### Your task
Copy the lines of the data below exactly, starting at the first and stopping after the line that contains "W, H = 200, 203"; include no pictures.

Begin Input data

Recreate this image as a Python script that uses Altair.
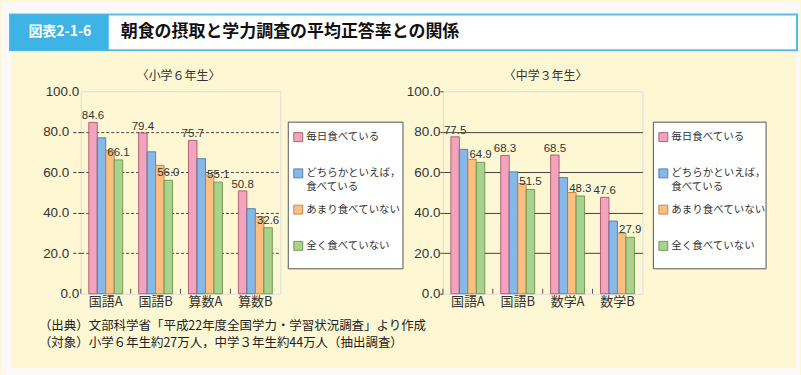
import altair as alt
import pandas as pd

# ---------------- data ----------------
series = ["毎日食べている", "どちらかといえば，食べている", "あまり食べていない", "全く食べていない"]
legend_line1 = ["毎日食べている", "どちらかといえば，", "あまり食べていない", "全く食べていない"]
legend_line2 = ["", "食べている", "", ""]
colors = ["#F4A3BC", "#86B9E8", "#FBBF80", "#A9D38C"]
strokes = ["#9C4A62", "#3F6F9F", "#B07A3A", "#5E8A45"]

subjects_e = ["国語A", "国語B", "算数A", "算数B"]
subjects_j = ["国語A", "国語B", "数学A", "数学B"]

elem_daily = [84.6, 79.4, 75.7, 50.8]
elem_mostly = [77.0, 70.1, 66.7, 42.0]
elem_rarely = [70.8, 63.4, 58.6, 38.0]
elem_never = [66.1, 56.0, 55.1, 32.6]

jhs_daily = [77.5, 68.3, 68.5, 47.6]
jhs_mostly = [71.3, 60.2, 57.4, 35.9]
jhs_rarely = [66.4, 54.4, 50.0, 30.0]
jhs_never = [64.9, 51.5, 48.3, 27.9]

y_ticks = [0, 20, 40, 60, 80, 100]
title_label = "図表2-1-6"
title_text = "朝食の摂取と学力調査の平均正答率との関係"
sub_e = "〈小学６年生〉"
sub_j = "〈中学３年生〉"
notes = [
    "（出典）文部科学省「平成22年度全国学力・学習状況調査」より作成",
    "（対象）小学６年生約27万人，中学３年生約44万人（抽出調査）",
]

CJK = "Noto Sans CJK JP"
NUM = "Liberation Sans"
BEIGE = "#FDF7D4"
PAGE = "#FCF8F9"
BLUE = "#3DB3E6"
W, H = 200, 203

one = pd.DataFrame({"k": [0]})


def rect(x1, x2, y1, y2, **kw):
    return alt.Chart(one).mark_rect(**kw).encode(
        x=alt.value(x1), x2=alt.value(x2), y=alt.value(y1), y2=alt.value(y2)
    )


def label(s, x, y, **kw):
    return alt.Chart(one).mark_text(text=s, **kw).encode(x=alt.value(x), y=alt.value(y))


color_enc = alt.Color("series:N", scale=alt.Scale(domain=series, range=colors), legend=None)
stroke_enc = alt.Stroke("series:N", scale=alt.Scale(domain=series, range=strokes), legend=None)


def panel(subjects, vals, dashed, subtitle, sub_x):
    rows = []
    for s, v in zip(series, vals):
        for subj, val in zip(subjects, v):
            rows.append({"subject": subj, "series": s, "value": val})
    df = pd.DataFrame(rows)

    xscale = alt.Scale(domain=subjects, paddingInner=0, paddingOuter=0)
    xaxis = alt.Axis(title=None, labelAngle=0, ticks=False, domain=False, labelFont=CJK,
                     labelFontSize=13, labelColor="#333", labelPadding=2)
    x = alt.X("subject:N", scale=xscale, axis=xaxis)
    xo = alt.XOffset("series:N", scale=alt.Scale(domain=series, paddingInner=0, paddingOuter=0.94))
    edge = "datum.value == 0 || datum.value == 100"
    if dashed:
        yaxis = alt.Axis(title=None, values=y_ticks, format=".1f", domain=False,
                         grid=True, gridDash=[3, 2], gridColor="#333", gridWidth=0.9,
                         gridOpacity={"condition": {"test": edge, "value": 0}, "value": 1},
                         tickSize=10, tickDash=[3, 2], tickColor="#333",
                         tickOpacity={"condition": {"test": edge, "value": 0}, "value": 1},
                         labelPadding={"condition": {"test": edge, "value": -8}, "value": 2},
                         labelFont=NUM, labelFontSize=13.5, labelColor="#333")
    else:
        yaxis = alt.Axis(title=None, values=y_ticks, format=".1f", domain=False,
                         grid=True, gridColor="#444", gridWidth=1,
                         gridOpacity={"condition": {"test": edge, "value": 0}, "value": 1},
                         tickSize=3, tickColor="#444", labelPadding=0,
                         labelFont=NUM, labelFontSize=13.5, labelColor="#333")
    y = alt.Y("value:Q", scale=alt.Scale(domain=[0, 100], nice=False), axis=yaxis)

    bars = alt.Chart(df).mark_bar(strokeWidth=0.8).encode(
        x=x, xOffset=xo, y=y, color=color_enc, stroke=stroke_enc
    )
    txt_top = alt.Chart(df).mark_text(font=NUM, fontSize=11.5, color="#333", baseline="alphabetic", dy=-3).encode(
        x=x, xOffset=xo, y=y, text=alt.Text("value:Q", format=".1f")
    ).transform_filter(alt.datum.series == series[0])
    txt_low = alt.Chart(df).mark_text(font=NUM, fontSize=11.5, color="#333", baseline="alphabetic", dy=-4).encode(
        x=x, xOffset=xo, y=y, text=alt.Text("value:Q", format=".1f")
    ).transform_filter(alt.datum.series == series[3])
    ticks = alt.Chart(pd.DataFrame({"subject": subjects})).mark_rule(color="#555", strokeWidth=1).encode(
        x=alt.X("subject:N", scale=xscale, axis=xaxis, bandPosition=0),
        y=alt.value(H - 5), y2=alt.value(H),
    )
    sub = label(subtitle, sub_x, -15, font=CJK, fontSize=12, color="#333", align="center", baseline="middle")
    return [sub, bars, ticks, txt_top, txt_low]


def legend_cell(box_x1, box_x2, sq_x, tx_x, width):
    ldf = pd.DataFrame({"series": series, "l1": legend_line1, "l2": legend_line2})
    ly = alt.Y("series:N", scale=alt.Scale(domain=series, range=[46, 155], padding=0), axis=None)
    box = rect(box_x1, box_x2, 31, 178, fill="white", stroke="#555", strokeWidth=1)
    sq = alt.Chart(ldf).mark_square(size=81, strokeWidth=0.8, opacity=1).encode(
        x=alt.value(sq_x), y=ly, color=color_enc, stroke=stroke_enc
    )
    t1 = alt.Chart(ldf).mark_text(font=CJK, fontSize=10.5, color="#333", align="left", baseline="middle").encode(
        x=alt.value(tx_x), y=ly, text="l1:N"
    )
    t2 = alt.Chart(ldf).mark_text(font=CJK, fontSize=10.5, color="#333", align="left", baseline="middle", dy=14).encode(
        x=alt.value(tx_x), y=ly, text="l2:N"
    )
    return alt.layer(box, sq, t1, t2).properties(
        width=width, height=H, view=alt.ViewBackground(stroke="transparent", fill="transparent")
    )


# decorations (drawn in the first cell; origin is the left plot's top-left corner at page (80, 90))
decor = [
    rect(-80, 721, -90, -40, fill=PAGE),
    rect(-80, -70, -40, 285, fill=PAGE),
    rect(717, 721, -40, 285, fill=PAGE),
    rect(-70, 717, 278, 285, fill=PAGE),
    rect(-71, 718, -77, -41, fill="white", stroke="#56BEE3", strokeWidth=2),
    rect(-71, 28, -77, -41, fill=BLUE),
    label(title_label, -21, -59, font=CJK, fontSize=14, fontWeight="bold", color="white", align="center", baseline="middle"),
    label(title_text, 40, -59, font=CJK, fontSize=17, fontWeight="bold", color="#111", align="left", baseline="middle"),
    alt.Chart(one).mark_text(text="\n".join(notes), lineBreak="\n", lineHeight=17, font=CJK, fontSize=12.5,
                             color="#222", align="left", baseline="middle").encode(x=alt.value(-42), y=alt.value(235)),
]

left = alt.layer(*decor, *panel(subjects_e, [elem_daily, elem_mostly, elem_rarely, elem_never], True, sub_e, 98)).properties(width=W, height=H)
right = alt.layer(*panel(subjects_j, [jhs_daily, jhs_mostly, jhs_rarely, jhs_never], False, sub_j, 103)).properties(width=W, height=H)

leg1 = legend_cell(8, 123, 18, 26, 163)
leg2 = legend_cell(11, 124, 21, 29, 158)

chart = alt.hconcat(left, leg1, right, leg2, spacing=0, bounds="flush").properties(
    padding=0, background=BEIGE
).configure_view(stroke="#555", strokeWidth=1, fill="white").configure(font=CJK)

chart.save("out.html", embed_options={"renderer": "svg", "actions": False})
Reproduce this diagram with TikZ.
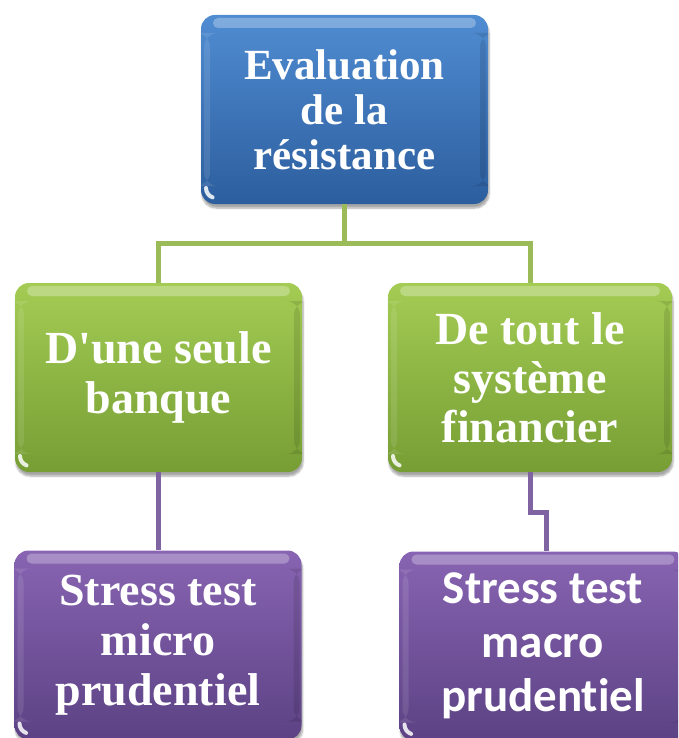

End Input data

### Task output
Recreate this image as a Python script that uses Altair.
import altair as alt
import pandas as pd

# ---------------- data ----------------
series = ["毎日食べている", "どちらかといえば，食べている", "あまり食べていない", "全く食べていない"]
legend_line1 = ["毎日食べている", "どちらかといえば，", "あまり食べていない", "全く食べていない"]
legend_line2 = ["", "食べている", "", ""]
colors = ["#F4A3BC", "#86B9E8", "#FBBF80", "#A9D38C"]
strokes = ["#9C4A62", "#3F6F9F", "#B07A3A", "#5E8A45"]

subjects_e = ["国語A", "国語B", "算数A", "算数B"]
subjects_j = ["国語A", "国語B", "数学A", "数学B"]

elem_daily = [84.6, 79.4, 75.7, 50.8]
elem_mostly = [77.0, 70.1, 66.7, 42.0]
elem_rarely = [70.8, 63.4, 58.6, 38.0]
elem_never = [66.1, 56.0, 55.1, 32.6]

jhs_daily = [77.5, 68.3, 68.5, 47.6]
jhs_mostly = [71.3, 60.2, 57.4, 35.9]
jhs_rarely = [66.4, 54.4, 50.0, 30.0]
jhs_never = [64.9, 51.5, 48.3, 27.9]

y_ticks = [0, 20, 40, 60, 80, 100]
title_label = "図表2-1-6"
title_text = "朝食の摂取と学力調査の平均正答率との関係"
sub_e = "〈小学６年生〉"
sub_j = "〈中学３年生〉"
notes = [
    "（出典）文部科学省「平成22年度全国学力・学習状況調査」より作成",
    "（対象）小学６年生約27万人，中学３年生約44万人（抽出調査）",
]

CJK = "Noto Sans CJK JP"
NUM = "Liberation Sans"
BEIGE = "#FDF7D4"
PAGE = "#FCF8F9"
BLUE = "#3DB3E6"
W, H = 200, 203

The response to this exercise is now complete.